Один из наших самых, пожалуй, проницательных литературоведов Виктор Владимирович Бадиков наставлял прозаиков: ведите читателя за собой, ведите за руку, пусть читатель обретает твёрдую поступь. И в финале отпустите его руку, пусть он сам, как неожиданность, закрывая книгу, сделает последний шаг. И вот когда он занесёт ногу, чтобы последний шаг этот сделать, ожидая ощутить под ногой привычную твердь, надо, чтобы нога его зависла над пустотой, над неожиданной пугающей неизвестностью. И в том, быть может, высший пилотаж писательского мастерства. Роман Тимура Нигматуллина «1916. Волчий кош» яркое тому подтверждение. Прочтите эпилог романа. Он предельно прост. И обескураживающе беспощаден в своих итоговых оценках, которые даёт как бы беспристрастное время.

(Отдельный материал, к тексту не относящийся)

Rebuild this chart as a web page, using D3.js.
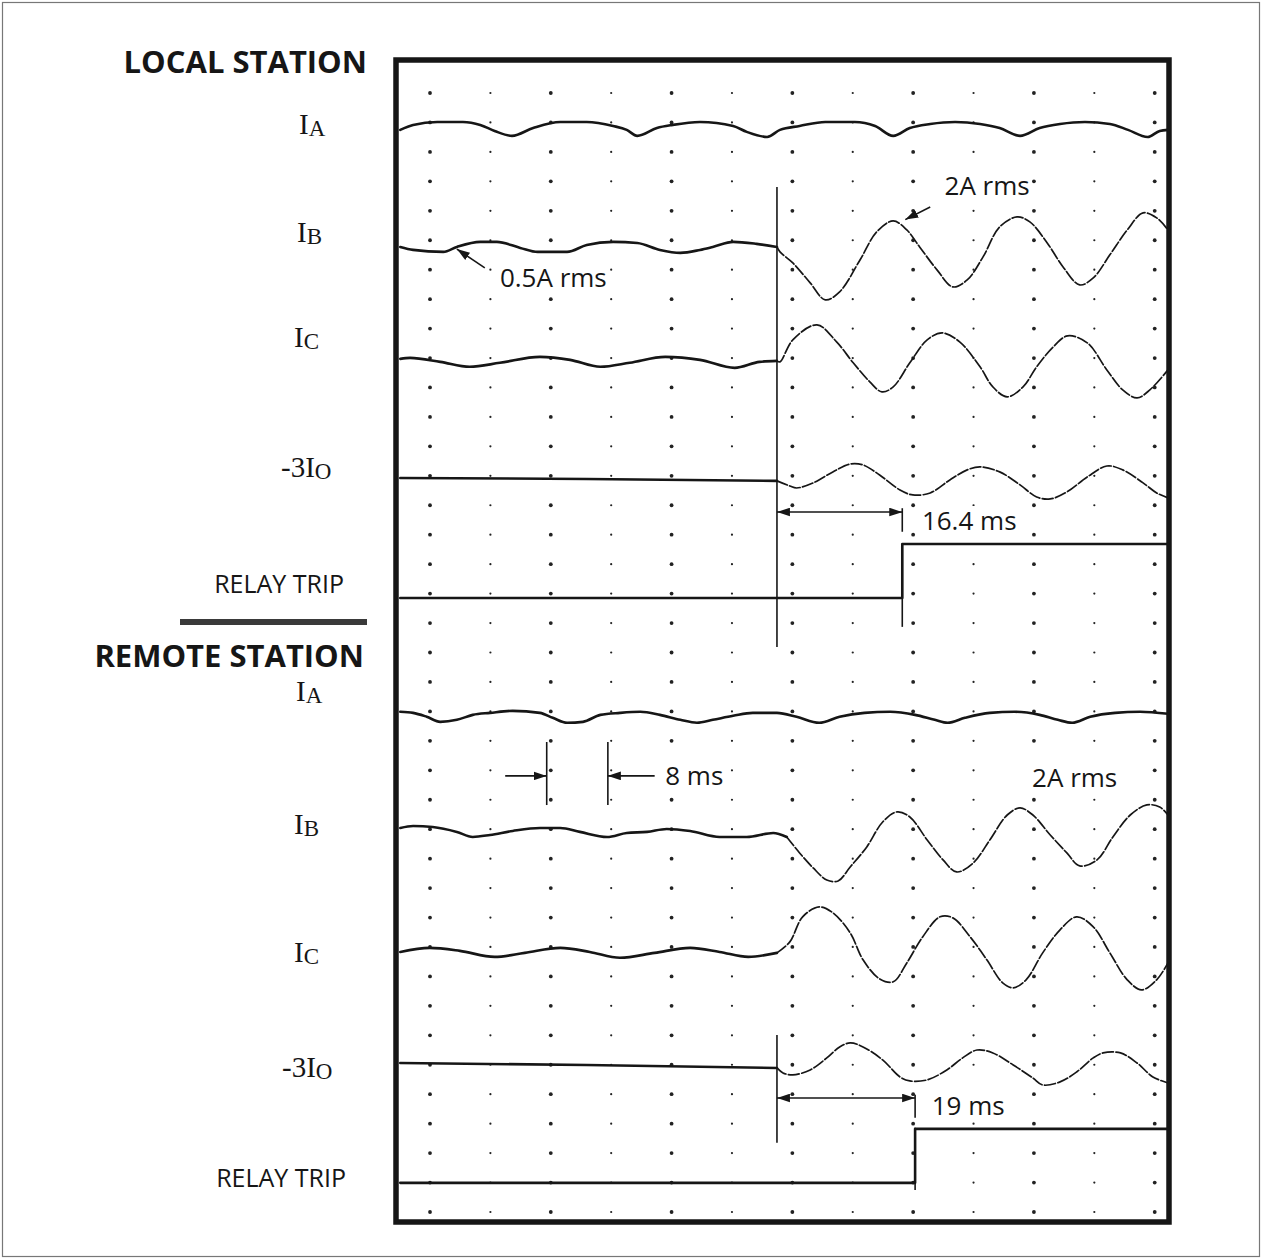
<!DOCTYPE html>
<html>
<head>
<meta charset="utf-8">
<script src="https://cdn.jsdelivr.net/npm/d3@7"></script>
<style>
  body { margin: 0; background: #fff; }
  svg { display: block; }
  .trace { fill: none; stroke: #161616; stroke-linejoin: round; stroke-linecap: round; }
  .sans { font-family: "Open Sans", sans-serif; fill: #161616; }
  .serif { font-family: "Liberation Serif", serif; fill: #161616; }
</style>
</head>
<body>
<div id="chart"></div>
<script>
// record runs 0..102 ms, fault starts at ~50.2 ms
const timeExtent = [0, 102];
const faultTime = 50.2;
const tripTime = [66.8, 68.5];          // local, remote (as drawn)
const tripLabel = ['16.4 ms', '19 ms'];

// samples: [ms, A] (A relative to each trace's own baseline)
const localIA = [[0.3,-0.07],[2.0,0.30],[5.2,0.52],[8.6,0.52],[10.9,0.30],[12.8,-0.15],[15.1,-0.52],[17.9,0.07],[21.5,0.52],[25.0,0.52],[28.5,0.22],[30.3,-0.07],[31.7,-0.52],[34.3,0.07],[36.4,0.30],[40.0,0.52],[44.4,0.22],[46.2,-0.22],[48.9,-0.60],[50.6,-0.07],[53.2,0.22],[56.6,0.52],[60.5,0.52],[63.2,0.22],[65.6,-0.52],[67.8,0.07],[70.5,0.37],[73.8,0.52],[77.1,0.37],[79.7,0.07],[82.4,-0.52],[85.0,0.07],[87.7,0.37],[91.0,0.52],[94.3,0.37],[96.7,-0.07],[99.3,-0.60],[100.9,-0.15],[102,-0.07]];
const localIB = [[0.3,0.07],[2.0,-0.15],[6.0,-0.30],[7.8,0.07],[10.9,0.45],[13.1,0.45],[16.2,0.0],[18.5,-0.30],[22.4,-0.30],[25.0,0.22],[28.5,0.45],[31.7,0.37],[34.7,-0.15],[37.4,-0.37],[40.0,-0.15],[41.7,0.07],[44.4,0.45],[47.5,0.30],[50.2,0.07],[50.6,-0.30],[52.3,-1.12],[54.6,-2.61],[56.6,-3.88],[58.5,-3.28],[61.2,-0.90],[63.4,1.19],[65.6,2.01],[67.4,1.34],[69.1,0.07],[71.4,-1.64],[73.5,-2.91],[75.4,-2.39],[77.5,-0.67],[79.7,1.57],[82.0,2.31],[83.7,1.94],[86.0,0.37],[88.1,-1.42],[90.3,-2.76],[92.1,-2.24],[94.3,-0.52],[96.6,1.34],[98.7,2.61],[100.5,2.24],[102,1.34]];
const localIC = [[0.3,0.22],[1.6,0.30],[5.6,0.0],[9.5,-0.37],[13.5,-0.07],[18.8,0.37],[22.8,0.15],[26.8,-0.37],[30.7,-0.07],[35.4,0.37],[40.0,0.15],[44.6,-0.45],[47.9,0.0],[50.2,0.07],[50.6,0.0],[52.3,1.64],[55.5,2.76],[58.1,1.49],[60.3,-0.07],[62.5,-1.49],[64.1,-2.24],[65.6,-1.87],[67.8,-0.07],[70.1,1.64],[72.1,2.16],[74.4,1.49],[77.1,-0.37],[78.8,-1.87],[80.7,-2.61],[82.8,-1.87],[84.6,-0.37],[86.8,1.12],[88.7,1.94],[91.3,1.42],[93.9,-0.60],[96.0,-2.09],[97.9,-2.69],[99.6,-2.09],[102,-0.60]];
const local3I0 = [[0.3,0.15],[25.0,0.07],[50.2,-0.07],[51.9,-0.45],[52.8,-0.60],[55.0,-0.22],[57.6,0.60],[59.9,1.19],[61.6,1.12],[63.8,0.37],[66.5,-0.75],[68.2,-1.12],[70.5,-0.97],[73.1,0.0],[75.4,0.75],[77.1,0.97],[79.7,0.60],[82.4,-0.37],[84.6,-1.27],[86.4,-1.42],[88.6,-0.90],[91.3,0.22],[93.9,1.04],[96.0,0.75],[98.7,-0.22],[100.5,-0.97],[102,-1.34]];

const remoteIA = [[0.3,0.30],[2.0,0.22],[3.8,-0.07],[5.6,-0.45],[7.8,-0.30],[9.9,0.07],[12.2,0.22],[15.2,0.37],[18.8,0.22],[20.5,-0.15],[22.4,-0.52],[24.5,-0.45],[26.8,0.07],[29.4,0.22],[32.1,0.30],[34.7,0.07],[37.4,-0.30],[39.6,-0.52],[41.7,-0.30],[44.4,0.0],[47.0,0.22],[50.2,0.22],[52.8,-0.07],[55.8,-0.52],[58.5,-0.07],[61.8,0.22],[65.2,0.30],[68.5,0.07],[71.1,-0.30],[72.8,-0.52],[75.1,-0.15],[78.4,0.22],[81.7,0.30],[85.0,0.07],[87.4,-0.30],[89.3,-0.52],[91.7,-0.07],[95.0,0.22],[98.3,0.30],[102,0.15]];
const remoteIB = [[0.3,0.22],[2.0,0.37],[4.6,0.30],[7.8,-0.07],[9.9,-0.45],[12.2,-0.30],[15.2,0.0],[18.8,0.22],[21.5,0.22],[24.1,-0.07],[27.7,-0.45],[30.3,-0.15],[33.0,-0.07],[35.6,0.15],[38.7,0.0],[42.6,-0.45],[46.2,-0.45],[49.7,-0.15],[51.5,-0.45],[53.2,-1.64],[55.0,-2.76],[56.8,-3.66],[58.3,-3.73],[59.9,-2.69],[62.1,-1.19],[64.2,0.67],[66.1,1.42],[67.8,1.04],[70.1,-0.67],[72.2,-2.16],[74.0,-3.06],[76.2,-2.39],[78.4,-0.67],[80.7,1.19],[82.4,1.72],[84.1,1.19],[86.4,-0.30],[88.6,-1.64],[90.3,-2.61],[92.6,-2.16],[94.7,-0.45],[97.0,1.19],[99.2,1.94],[100.9,1.79],[102,1.19]];
const remoteIC = [[0.3,0.07],[4.2,0.37],[8.2,0.15],[12.8,-0.30],[16.8,0.0],[21.5,0.37],[25.4,0.07],[29.4,-0.37],[34.0,0.0],[38.7,0.37],[42.6,0.07],[46.4,-0.30],[50.2,0.0],[51.9,0.82],[53.6,2.69],[55.8,3.43],[57.6,2.99],[59.9,1.49],[61.6,-0.52],[63.8,-1.94],[65.6,-2.16],[67.4,-0.75],[69.5,1.19],[71.8,2.69],[73.5,2.61],[75.8,1.19],[78.0,-0.52],[80.1,-2.24],[81.5,-2.61],[83.2,-2.01],[85.4,0.0],[87.7,1.72],[89.9,2.69],[92.1,1.94],[94.3,0.0],[96.6,-2.01],[98.5,-2.76],[100.5,-2.01],[102,-0.75]];
const remote3I0 = [[0.3,0.22],[25.0,0.07],[50.2,-0.15],[51.0,-0.52],[52.3,-0.67],[54.6,-0.30],[56.8,0.60],[58.5,1.42],[59.9,1.72],[61.6,1.42],[64.2,0.45],[66.5,-0.82],[67.8,-1.12],[70.1,-1.04],[72.7,-0.30],[74.8,0.60],[76.7,1.19],[78.8,0.97],[81.5,0.07],[84.1,-0.90],[85.4,-1.42],[87.7,-1.19],[89.9,-0.45],[92.1,0.60],[93.4,0.97],[95.7,0.97],[97.9,0.22],[100.0,-0.82],[102,-1.27]];

// relay trip contact: 0 = open, 1 = tripped
const localTrip = [[0.3,0],[tripTime[0],1],[102,1]];
const remoteTrip = [[0.3,0],[tripTime[1],1],[102,1]];

// traces: baseline in grid rows, onset = where the post-fault (thin) part starts
const channels = [
  {name:'I', sub:'A', data: localIA,   row: 1.22,  onset: null, lx: 299, ly: 134},
  {name:'I', sub:'B', data: localIB,   row: 5.26,  onset: 50.2, lx: 297, ly: 242},
  {name:'I', sub:'C', data: localIC,   row: 9.13,  onset: 50.2, lx: 294, ly: 347},
  {name:'-3I', sub:'O', data: local3I0, row: 13.14, onset: 50.2, lx: 281, ly: 477},
  {name:'I', sub:'A', data: remoteIA,  row: 21.15, onset: null, lx: 296, ly: 701},
  {name:'I', sub:'B', data: remoteIB,  row: 25.06, onset: 51.5, lx: 294, ly: 834},
  {name:'I', sub:'C', data: remoteIC,  row: 29.20, onset: 50.2, lx: 294, ly: 962},
  {name:'-3I', sub:'O', data: remote3I0, row: 33.04, onset: 50.2, lx: 282, ly: 1077}
];
const trips = [
  {data: localTrip,  row: 17.15, lx: 344, ly: 593},
  {data: remoteTrip, row: 37.01, lx: 346, ly: 1187}
];

const W = 1262, H = 1259;
const svg = d3.select('#chart').append('svg').attr('width', W).attr('height', H);

const x = d3.scaleLinear().domain(timeExtent).range([398, 1168]);
const row = d3.scaleLinear().domain([0, 38]).range([93, 1212]);
const amp = d3.scaleLinear().domain([-1, 1]).range([13.4, -13.4]);   // px offset per amp
const tripLevel = d3.scaleLinear().domain([0, 1]).range([0, -54]);

const defs = svg.append('defs');
defs.append('marker')
    .attr('id', 'arrow')
    .attr('viewBox', '0 0 12 8')
    .attr('refX', 12).attr('refY', 4)
    .attr('markerWidth', 13).attr('markerHeight', 9)
    .attr('markerUnits', 'userSpaceOnUse')
    .attr('orient', 'auto-start-reverse')
  .append('path')
    .attr('d', 'M0,0 L12,4 L0,8 Z')
    .attr('fill', '#161616');

// page frame
svg.append('rect')
    .attr('x', 2.5).attr('y', 2.5).attr('width', W - 5).attr('height', H - 5)
    .attr('fill', 'none').attr('stroke', '#777').attr('stroke-width', 1.2);

// dotted grid
const gridCols = d3.range(13).map(k => 4.24 + 8 * k);
const gridRows = d3.range(39);
const dots = [];
gridCols.forEach((t, i) => gridRows.forEach(r => dots.push({t, r, big: i % 2 === 0})));
svg.append('g').selectAll('circle')
    .data(dots)
    .join('circle')
    .attr('cx', d => x(d.t))
    .attr('cy', d => row(d.r))
    .attr('r', d => d.big ? 1.9 : 1.1)
    .attr('fill', '#222');

// frame of the record
svg.append('rect')
    .attr('x', 396).attr('y', 60).attr('width', 773).attr('height', 1162)
    .attr('fill', 'none').attr('stroke', '#161616').attr('stroke-width', 5.5);

// traces
const traceGroup = svg.append('g');
channels.forEach(ch => {
    const base = row(ch.row);
    const line = d3.line()
        .x(d => x(d[0]))
        .y(d => base + amp(d[1]));
    if (ch.onset === null) {
        traceGroup.append('path').classed('trace', true)
            .attr('d', line.curve(d3.curveMonotoneX)(ch.data)).attr('stroke-width', 2.6);
        return;
    }
    const pre = ch.data.filter(d => d[0] <= ch.onset);
    const post = ch.data.filter(d => d[0] >= ch.onset);
    traceGroup.append('path').classed('trace', true)
        .attr('d', line.curve(d3.curveMonotoneX)(pre)).attr('stroke-width', 2.6);
    traceGroup.append('path').classed('trace', true)
        .attr('d', line.curve(d3.curveCatmullRom.alpha(0.5))(post))
        .attr('stroke-width', 1.7)
        .attr('stroke-dasharray', '11 2.5');
});

trips.forEach(tr => {
    const base = row(tr.row);
    const line = d3.line()
        .x(d => x(d[0]))
        .y(d => base + tripLevel(d[1]))
        .curve(d3.curveStepAfter);
    traceGroup.append('path').classed('trace', true)
        .attr('d', line(tr.data)).attr('stroke-width', 2.6);
});

// fault inception markers and trip step extensions
const markGroup = svg.append('g').attr('stroke', '#161616').attr('stroke-width', 1.6);
const vlines = [
    [faultTime, 3.19, 18.81],
    [faultTime, 31.99, 35.65],
    [tripTime[0], 15.35, 18.13],
    [tripTime[1], 35.14, 37.25],
    [tripTime[0], 14.1, 14.9],
    [tripTime[1], 34.02, 34.8],
    [19.7, 22.04, 24.18],
    [27.8, 22.04, 24.18]
];
vlines.forEach(v => {
    markGroup.append('line')
        .attr('x1', x(v[0])).attr('x2', x(v[0]))
        .attr('y1', row(v[1])).attr('y2', row(v[2]));
});

// dimension arrows
function arrow(t1, r1, t2, r2, both) {
    const l = markGroup.append('line')
        .attr('x1', x(t1)).attr('y1', row(r1))
        .attr('x2', x(t2)).attr('y2', row(r2))
        .attr('marker-end', 'url(#arrow)');
    if (both) l.attr('marker-start', 'url(#arrow)');
}
arrow(faultTime, 14.23, tripTime[0], 14.23, true);
arrow(faultTime, 34.13, tripTime[1], 34.13, true);
arrow(14.2, 23.19, 19.7, 23.19, false);
arrow(34.0, 23.19, 27.8, 23.19, false);
arrow(11.5, 5.94, 7.8, 5.30, false);
arrow(70.5, 3.87, 67.2, 4.30, false);

// annotation texts, knocked out of the dot grid with a white box
const notes = [
    {t: 69.4, r: 14.84, text: tripLabel[0]},
    {t: 70.7, r: 34.70, text: tripLabel[1]},
    {t: 35.4, r: 23.50, text: '8 ms'},
    {t: 13.5, r: 6.59,  text: '0.5A rms'},
    {t: 72.4, r: 3.46,  text: '2A rms'},
    {t: 84.0, r: 23.57, text: '2A rms'}
];
const noteGroup = svg.append('g');
notes.forEach(n => {
    const g = noteGroup.append('g');
    const bg = g.append('rect').attr('fill', '#fff');
    const txt = g.append('text').classed('sans', true)
        .attr('x', x(n.t))
        .attr('y', row(n.r))
        .attr('font-size', 26)
        .text(n.text);
    const b = txt.node().getBBox();
    bg.attr('x', b.x - 2).attr('y', b.y + 4)
      .attr('width', b.width + 4).attr('height', b.height - 6);
});

// left side labels
svg.append('text').classed('sans', true)
    .attr('x', 367).attr('y', 73)
    .attr('text-anchor', 'end')
    .attr('font-size', 31).attr('font-weight', 700)
    .text('LOCAL STATION');
svg.append('text').classed('sans', true)
    .attr('x', 364).attr('y', 667)
    .attr('text-anchor', 'end')
    .attr('font-size', 31).attr('font-weight', 700)
    .text('REMOTE STATION');
svg.append('rect')
    .attr('x', 180).attr('y', 619).attr('width', 187).attr('height', 6)
    .attr('fill', '#3a3a3a');

channels.forEach(ch => {
    const t = svg.append('text').classed('serif', true)
        .attr('x', ch.lx).attr('y', ch.ly)
        .attr('font-size', 29);
    t.append('tspan').text(ch.name);
    t.append('tspan').attr('font-size', 23).attr('dy', 2).text(ch.sub);
});

trips.forEach(tr => {
    svg.append('text').classed('sans', true)
        .attr('x', tr.lx).attr('y', tr.ly)
        .attr('text-anchor', 'end')
        .attr('font-size', 25)
        .text('RELAY TRIP');
});
</script>
</body>
</html>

И в заключение скажем вот что.

У истории, у этой решительно бесповоротной дамы, не знающей сантиментов, руки по локоть в крови. С ней бесполезно спорить, ей не имеет смысла возражать. Она, естественно, не знает сослагательного наклонения, являясь истинным движителем бессмертного сюжета жизни (и нашего романа). Мы тут бессильны что-либо изменить. И надо ли менять? Воспримем всё как данность. Будем благодарны автору книги за то колдовство, которое сопутствует чтению его романа, за тот захватывающий дух искания истины, который дарован ему свыше и к которому он нас приобщил. 

Адольф Арцишевский

Адольф Арцишевский — родился в 1938 г. в Прокопьевске (Кузбасс), почти всю жизнь прожил в Алматы. Окончил журфак КазГУ (1960) и Высшие литературные курсы при Литинституте им. Горького (Москва, 1981). Работал редактором в издательстве «Жазушы», техредом в журнале «Простор». Заведовал литературной частью в республиканском ТЮЗе и в Академическом Русском театре драмы им. Лермонтова, был главным редактором первого казахстанского сериала «Перекрёсток» и журнала «Новая эра». Автор восемнадцати книг поэзии и прозы, член Союза писателей, ПЕН-клуба, Союза журналистов, Союза театральных деятелей и Союза кинематографистов. Переводил с казахского Ильяса Есенберлина, Акима Тарази, Калихана Искакова, Бакхожу Мукаева, Дулата Исабекова.